Now since $X$ is compact, there are finitely many points $x_1,\dots,x_m$ such that $X=\bigcup_{i=1}^m K_{x_i}$ , so that $X=f^n(X)=\bigcup_{i=1}^m f^n(K_{x_i})$ . To show that $X=\{x_1,\dots,x_m\}$ , suppose there is $y\in X$ such that $r=\min\{d(y,x_i):1\leq i\leq m\}>0$ . Then there is $n$ such that $\diam(f^n(K_{x_i}))<r$ for $1\leq i\leq m$ but since $y\in f^n(K_{x_i})$ for some $i$ , we have a contradiction.

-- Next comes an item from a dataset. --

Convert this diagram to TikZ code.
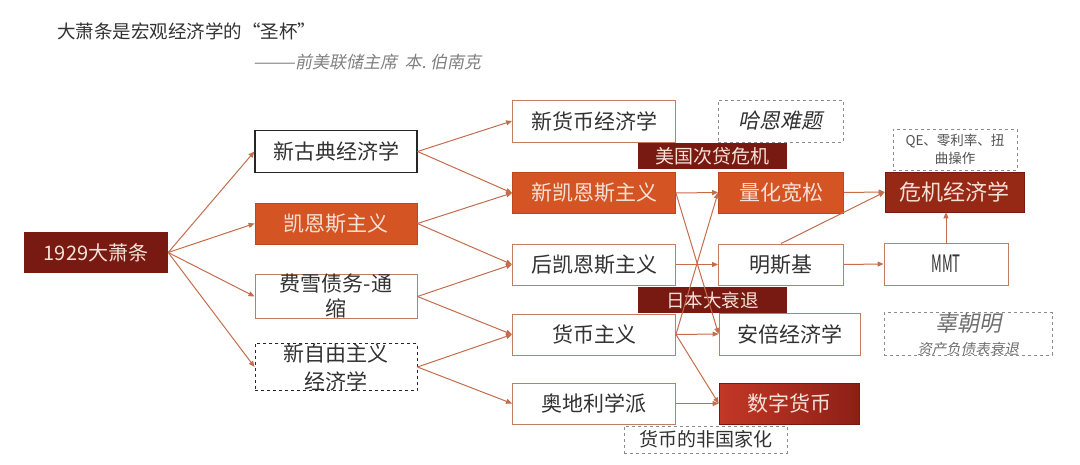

Proof of the theorem. Consider the sets $K_\epsilon = \{(x,y)\in X\times X : d(x,y)\geq \epsilon\}$ for $\epsilon>0$ and $U=\{(x,y)\in X\times X : d(x,y)>c\}$ , where $2c$ is the expansivity constant of $f$ , and let $\F\colon X\times X\to X\times X$ be the mapping given by $\F(x,y)=(f(x),f(y))$ . It is clear that $\F$ is a homeomorphism. By uniform expansivity, we know that for each $\epsilon>0$ there is $N_\epsilon$ such that for all $(x,y)\in K_\epsilon$ , there is $n\in\{1,\dots,N_\epsilon\}$ such that $\F^n(x,y)\in U$ .

We will prove that for each $\epsilon>0$ , there is $\delta>0$ such that $F^n(K_\epsilon)\subset K_\delta$ for all $n\in \N$ . This is equivalent to say that every point of $X$ is Lyapunov stable for $f^{-1}$ , and by the previous lemmas the proof will be completed.

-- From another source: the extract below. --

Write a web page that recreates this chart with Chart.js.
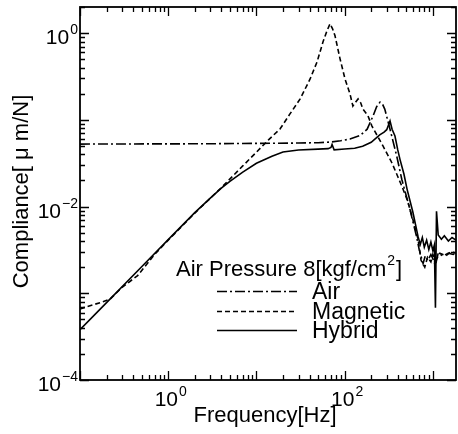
<!DOCTYPE html>
<html>
<head>
<meta charset="utf-8">
<script src="https://cdn.jsdelivr.net/npm/chart.js@4.4.0/dist/chart.umd.min.js"></script>
<style>
  html, body { margin: 0; padding: 0; background: #fff; }
  #wrap { width: 458px; height: 434px; }
</style>
</head>
<body>
<div id="wrap"><canvas id="chart" width="458" height="434"></canvas></div>
<script>
// frequency [Hz] / compliance [um/N]
const airFreq = [0.1, 0.3, 1, 3, 10, 30, 50, 70, 90, 115, 150, 180, 210, 230, 252, 270, 285, 327, 390, 445,
  550, 650, 700, 775, 820, 880, 950, 1000, 1070, 1150, 1300, 1500, 1700, 1830];
const airComp = [0.0525, 0.0527, 0.0528, 0.053, 0.0535, 0.054, 0.0545, 0.0555, 0.0575, 0.06, 0.066, 0.078, 0.111, 0.141, 0.16, 0.15, 0.133, 0.078, 0.038, 0.0205,
  0.0093, 0.0046, 0.0032, 0.0022, 0.0027, 0.0024, 0.0028, 0.0025, 0.0021, 0.0029, 0.0027, 0.0029, 0.0028, 0.0029];

const magFreq = [0.1, 0.13, 0.17, 0.22, 0.3, 0.45, 0.7, 1, 2, 4, 7, 10, 14, 18.5, 24, 31.3, 40.6, 48.7, 56.9, 63,
  68.3, 73, 77.8, 88.7, 101, 115, 124, 133, 142, 152, 161, 184, 204, 272, 344, 400, 445, 510, 594, 680,
  735, 810, 870, 950, 1000, 1080, 1200, 1400, 1600, 1830];
const magComp = [6.6e-4, 7.2e-4, 7.8e-4, 8.6e-4, 1.17e-3, 1.6e-3, 2.8e-3, 4.1e-3, 8.4e-3, 0.0165, 0.0294, 0.0424, 0.06, 0.0783, 0.117, 0.174, 0.296, 0.466, 0.794, 1.06,
  1.28, 1.12, 0.93, 0.505, 0.296, 0.199, 0.144, 0.16, 0.174, 0.157, 0.133, 0.111, 0.0847, 0.05, 0.0318, 0.0222, 0.0172, 0.0121, 0.0071, 0.0042,
  0.0024, 0.002, 0.0026, 0.0023, 0.0028, 0.0024, 0.0029, 0.0027, 0.003, 0.0029];

const hybFreq = [0.1, 0.2, 0.5, 1, 2, 3, 4, 5, 7, 10, 15, 20, 30, 50, 65, 70, 72, 76, 100, 130,
  160, 200, 250, 280, 300, 327, 345, 372, 400, 424, 470, 510, 594, 680, 720, 760, 800, 850, 900, 950,
  1000, 1040, 1070, 1100, 1150, 1250, 1350, 1500, 1650, 1830];
const hybComp = [3.8e-4, 7.8e-4, 2.02e-3, 4.15e-3, 8.5e-3, 0.0125, 0.0163, 0.0195, 0.025, 0.0316, 0.038, 0.0425, 0.0448, 0.046, 0.0465, 0.048, 0.052, 0.045, 0.046, 0.047,
  0.0497, 0.055, 0.067, 0.072, 0.077, 0.097, 0.078, 0.065, 0.045, 0.035, 0.0237, 0.0159, 0.0086, 0.0045, 0.00366, 0.0044, 0.0034, 0.0041, 0.0032, 0.0039,
  0.0031, 0.0036, 0.00068, 0.0088, 0.0047, 0.0042, 0.0046, 0.004, 0.0044, 0.0041];

const seriesNames = ['Air', 'Magnetic', 'Hybrid'];
const xLabelExps = [0, 2];
const yLabelExps = [0, -2, -4];
const legendTitle = 'Air Pressure 8[kgf/cm';

const FONT = '"Liberation Sans", Arial, Helvetica, sans-serif';
const dashes = [[10, 3, 2, 3], [5, 3], []];

function toPoints(xs, ys) {
  return xs.map((x, i) => ({ x: x, y: ys[i] }));
}

// "10" with a raised exponent
function drawPow(ctx, exp, x, baseline, align) {
  const e = exp < 0 ? '\u2212' + Math.abs(exp) : String(exp);
  ctx.font = '21px ' + FONT;
  const wb = ctx.measureText('10').width;
  ctx.font = '14px ' + FONT;
  const we = ctx.measureText(e).width;
  let x0 = align === 'right' ? x - wb - we : x - (wb + we) / 2;
  ctx.textAlign = 'left';
  ctx.textBaseline = 'alphabetic';
  ctx.font = '21px ' + FONT;
  ctx.fillText('10', x0, baseline);
  ctx.font = '14px ' + FONT;
  ctx.fillText(e, x0 + wb + 1, baseline - 10);
}

const framePlugin = {
  id: 'frame',
  beforeDraw(chart) {
    const ctx = chart.ctx;
    ctx.save();
    ctx.fillStyle = '#fff';
    ctx.fillRect(0, 0, chart.width, chart.height);
    ctx.restore();
  },
  afterDraw(chart) {
    const ctx = chart.ctx;
    const a = chart.chartArea;
    const xs = chart.scales.x;
    const ys = chart.scales.y;
    ctx.save();
    ctx.strokeStyle = '#000';
    ctx.fillStyle = '#000';
    ctx.lineWidth = 1.8;
    ctx.setLineDash([]);
    ctx.strokeRect(a.left, a.top, a.right - a.left, a.bottom - a.top);

    // inward ticks on all four sides
    ctx.lineWidth = 1.3;
    ctx.beginPath();
    for (let k = -1; k <= 3; k++) {
      for (let m = 1; m <= 9; m++) {
        const v = m * Math.pow(10, k);
        if (v < xs.min || v > xs.max) continue;
        const px = Math.round(xs.getPixelForValue(v)) + 0.5;
        const len = m === 1 ? 9 : 5;
        ctx.moveTo(px, a.bottom); ctx.lineTo(px, a.bottom - len);
        ctx.moveTo(px, a.top); ctx.lineTo(px, a.top + len);
      }
    }
    for (let k = -4; k <= 0; k++) {
      for (let m = 1; m <= 9; m++) {
        const v = m * Math.pow(10, k);
        if (v < ys.min || v > ys.max) continue;
        const py = Math.round(ys.getPixelForValue(v)) + 0.5;
        const len = m === 1 ? 9 : 5;
        ctx.moveTo(a.left, py); ctx.lineTo(a.left + len, py);
        ctx.moveTo(a.right, py); ctx.lineTo(a.right - len, py);
      }
    }
    ctx.stroke();

    // tick labels
    xLabelExps.forEach(e => drawPow(ctx, e, xs.getPixelForValue(Math.pow(10, e)) + 2, a.bottom + 26, 'center'));
    yLabelExps.forEach(e => drawPow(ctx, e, a.left - 3, ys.getPixelForValue(Math.pow(10, e)) + 11, 'right'));

    // axis titles
    ctx.font = '22px ' + FONT;
    ctx.textAlign = 'center';
    ctx.textBaseline = 'alphabetic';
    ctx.fillText('Frequency[Hz]', (a.left + a.right) / 2 - 3, 422);
    ctx.save();
    ctx.translate(28, (a.top + a.bottom) / 2 - 2);
    ctx.rotate(-Math.PI / 2);
    ctx.fillText('Compliance[ \u03bc m/N]', 0, 0);
    ctx.restore();

    // legend
    ctx.textAlign = 'left';
    ctx.font = '22px ' + FONT;
    let tx = 176;
    ctx.fillText(legendTitle, tx, 276);
    tx += ctx.measureText(legendTitle).width + 1;
    ctx.font = '14px ' + FONT;
    ctx.fillText('2', tx, 265);
    tx += ctx.measureText('2').width + 1;
    ctx.font = '22px ' + FONT;
    ctx.fillText(']', tx, 276);

    const rowY = [291.5, 311.5, 330.5];
    ctx.font = '23px ' + FONT;
    seriesNames.forEach((name, i) => {
      ctx.lineWidth = 1.6;
      ctx.setLineDash(dashes[i]);
      ctx.beginPath();
      ctx.moveTo(217, rowY[i]);
      ctx.lineTo(297, rowY[i]);
      ctx.stroke();
      ctx.setLineDash([]);
      ctx.fillText(name, 312, rowY[i] + 7);
    });
    ctx.restore();
  }
};

const series = [toPoints(airFreq, airComp), toPoints(magFreq, magComp), toPoints(hybFreq, hybComp)];

new Chart(document.getElementById('chart'), {
  type: 'scatter',
  data: {
    datasets: seriesNames.map((name, i) => ({
      label: name,
      data: series[i],
      showLine: true,
      borderColor: '#000',
      backgroundColor: '#000',
      borderWidth: 1.6,
      borderDash: dashes[i],
      pointRadius: 0,
      tension: 0,
    })),
  },
  options: {
    responsive: false,
    animation: false,
    events: [],
    layout: { padding: { left: 80, top: 7, right: 2, bottom: 54 } },
    plugins: { legend: { display: false }, tooltip: { enabled: false } },
    scales: {
      x: { type: 'logarithmic', min: 0.1, max: 1830, display: false },
      y: { type: 'logarithmic', min: 1e-4, max: 2, display: false },
    },
  },
  plugins: [framePlugin],
});
</script>
</body>
</html>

Let $K=\bigcup_{n=0}^{N_\epsilon} \F^n(K_\epsilon)$ , and let $\delta_0=\min\{d(x,y): (x,y)\in K\}$ . Since $K$ is compact, the minimum distance $\delta_0$ is reached at some point of $K$ ; i.e. there exist $(x,y)\in K_\epsilon$ and $0\leq n\leq N_\epsilon$ such that $d(f^n(x),f^n(y))=\delta_0$ . Since $f$ is injective, it follows that $\delta_0>0$ and letting $\delta = \delta_0/2$ we have $K\subset K_\delta$ .

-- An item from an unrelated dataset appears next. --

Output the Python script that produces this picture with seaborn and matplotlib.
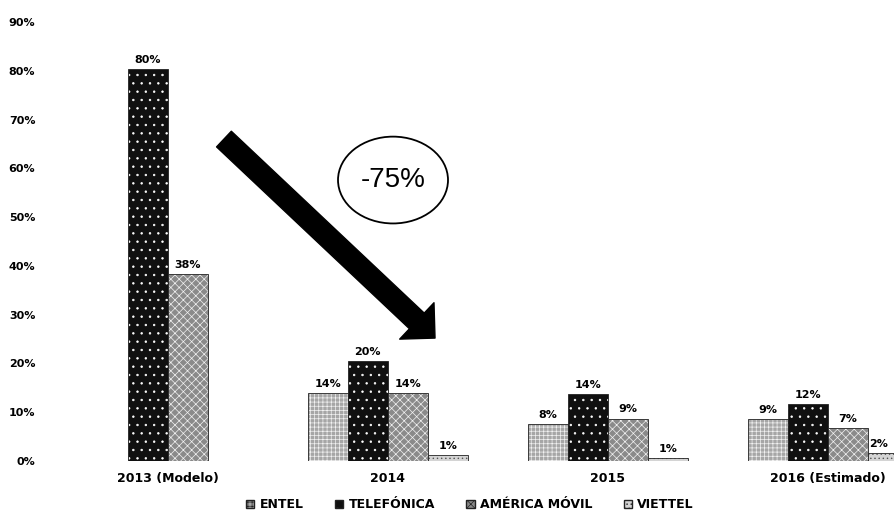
import numpy as np
import pandas as pd
import matplotlib
matplotlib.use('Agg')
import matplotlib.pyplot as plt
import seaborn as sns
from matplotlib.patches import Ellipse, FancyArrowPatch, Patch
from matplotlib.colors import to_rgba

# Datos
years = ['2013 (Modelo)', '2014', '2015', '2016 (Estimado)']
operators = ['ENTEL', 'TELEFÓNICA', 'AMÉRICA MÓVIL', 'VIETTEL']
entel = [np.nan, 14.0, 7.6, 8.6]
telefonica = [80.4, 20.4, 13.8, 11.6]
america_movil = [38.4, 14.0, 8.7, 6.8]
viettel = [np.nan, 1.2, 0.6, 1.6]

face_colors = ['#a6a6a6', '#101010', '#8a8a8a', '#d4d4d4']
hatch_colors = ['#f2f2f2', '#ffffff', '#f2f2f2', '#555555']
hatches = ['++++', '..', 'xxxx', '....']

df = pd.DataFrame({
    'year': years * 4,
    'operator': [op for op in operators for _ in years],
    'value': entel + telefonica + america_movil + viettel,
}).dropna()

sns.set_style('white')
plt.rcParams['font.family'] = ['DejaVu Sans']
plt.rcParams['hatch.linewidth'] = 0.5
plt.rcParams['text.color'] = 'black'
plt.rcParams['xtick.color'] = 'black'
plt.rcParams['ytick.color'] = 'black'

fig = plt.figure(figsize=(8.95, 5.22), dpi=100)
ax = fig.add_axes([45 / 895, 1 - 461 / 522, 850 / 895, 439 / 522])

sns.barplot(data=df, x='year', y='value', hue='operator', order=years,
            hue_order=operators, palette=face_colors, saturation=1,
            width=0.73, errorbar=None, legend=False, ax=ax)

# Tramas y etiquetas
for cont, fc, hc, h in zip(ax.containers, face_colors, hatch_colors, hatches):
    for bar in cont:
        bar.set_facecolor(fc)
        bar.set_edgecolor('#222222')
        bar.set_linewidth(0.6)
        bar.set_hatch(h)
        try:
            bar.set_hatchcolor(hc)
        except AttributeError:
            bar._hatch_color = to_rgba(hc)
    labels = ax.bar_label(cont, fmt='{:.0f}%', padding=3, fontsize=8,
                          fontweight='bold', color='black')
# la última etiqueta queda en el borde: alinearla a la derecha
labels[-1].set_ha('right')
labels[-1].set_x(labels[-1].get_position()[0])

ax.set_ylim(0, 90)
ax.set_xlim(-0.559, 3.305)
ax.set_yticks(range(0, 91, 10))
ax.yaxis.set_major_formatter(lambda v, p: f'{v:.0f}%')
ax.set_xlabel('')
ax.set_ylabel('')
ax.tick_params(axis='y', length=0, pad=7, labelsize=8)
ax.tick_params(axis='x', length=0, pad=8, labelsize=9)
for lab in ax.get_xticklabels() + ax.get_yticklabels():
    lab.set_fontweight('bold')
sns.despine(ax=ax, left=True, bottom=True)

# Flecha y elipse
arrow = FancyArrowPatch((0.2545, 66.0), (1.214, 25.2),
                        arrowstyle='simple,head_width=36,head_length=18,tail_width=15.5',
                        mutation_scale=1, color='black', shrinkA=0, shrinkB=0)
ax.add_patch(arrow)
ax.add_patch(Ellipse((1.023, 57.6), 0.5, 17.8, facecolor='white',
                     edgecolor='black', lw=1.3))
ax.text(1.023, 57.6, '-75%', ha='center', va='center', fontsize=20,
        family='Liberation Sans')

# Leyenda
handles = [Patch(facecolor=fc, edgecolor='#222222', hatch=h)
           for fc, h in zip(face_colors, hatches)]
fig.legend(handles, operators, loc='center', bbox_to_anchor=(0.525, 0.033),
           ncol=4, frameon=False, handlelength=0.7, handleheight=0.7,
           columnspacing=2.5, handletextpad=0.4,
           prop=dict(weight='bold', size=9))

plt.savefig('out.png', dpi=100)
plt.close()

Given $\alpha\in K-K_\epsilon$ , there is $\beta\in K_\epsilon$ and some $0<m\leq N_\epsilon$ such that $\alpha=\F^m(\beta)$ , and $\F^k(\beta)\notin K_\epsilon$ for $0<k\leq m$ . Also, there is $n$ with $0<m<n\leq N_\epsilon$ such that $\F^n(\beta)\in U\subset K_\epsilon$ . Hence $m<N_\epsilon$ , and $\F(\beta)=\F^{m+1}(\alpha)\in \F^{m+1}(K_\epsilon)\subset K$ ; On the other hand, $\F(K_\epsilon)\subset K$ . Therefore $F(K)\subset K$ , and inductively $\F^n(K)\subset K$ for any $n\in \N$ . It follows that $\F^n(K_\epsilon)\subset F^n(K)\subset K \subset K_\delta$ for each $n\in \N$ as required.